如何在命令行管道中匹配IPv6地址

Question

如何在stdin中创建一个查找IPv6地址的shell命令？

一种选择是使用：

grep -Po '(?<![[:alnum:]]|[[:alnum:]]:)(?:(?:[a-f0-9]{1,4}:){7}[a-f0-9]{1,4}|(?:[a-f0-9]{1,4}:){1,6}:(?:[a-f0-9]{1,4}:){0,5}[a-f0-9]{1,4})(?![[:alnum:]]:?)'

此RE基于“Regular expression that matches valid IPv6 addresses”的提示，但这不太准确。我可以使用一个更丑陋的正则表达式，但是有更好的方法，一些我不知道的命令吗？

Answer 1

由于我找不到使用shell脚本命令的简单方法，我在Python中创建了自己的方法：

#!/usr/bin/env python

# print all occurences of well formed IPv6 addresses in stdin to stdout.
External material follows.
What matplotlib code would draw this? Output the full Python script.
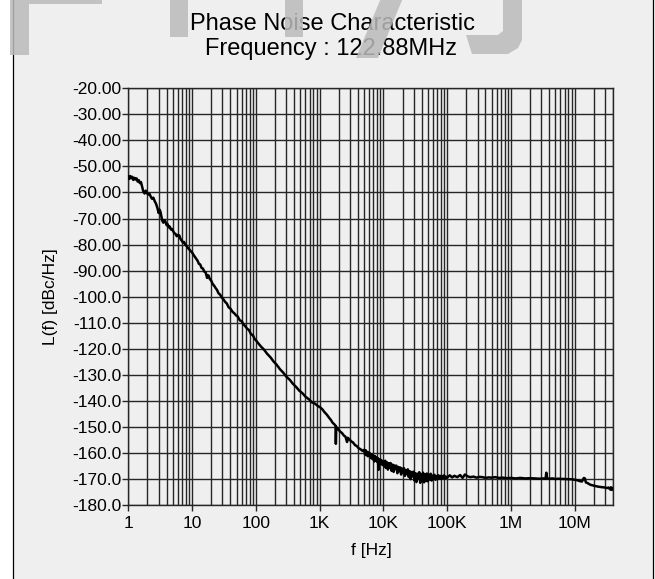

The IPv6 addresses should not overlap or be adjacent to eachother. 

import sys
import re

# lookbehinds/aheads to prevent matching e.g. 2a00:cd8:d47b:bcdf:f180:132b:8c49:a382:bcdf:f180
regex = re.compile(r'''
            (?<![a-z0-9])(?<![a-z0-9]:)
            ([a-f0-9]{0,4}::?)([a-f0-9]{1,4}(::?[a-f0-9]{1,4}){0,6})?
            (?!:?[a-z0-9])''', 
        re.I | re.X)

for l in sys.stdin:
    for match in regex.finditer(l):
        match = match.group(0)
        colons = match.count(':')
        dcolons = match.count('::')
        if dcolons == 0 and colons == 7:
            print match
        elif dcolons == 1 and colons <= 7:
            print match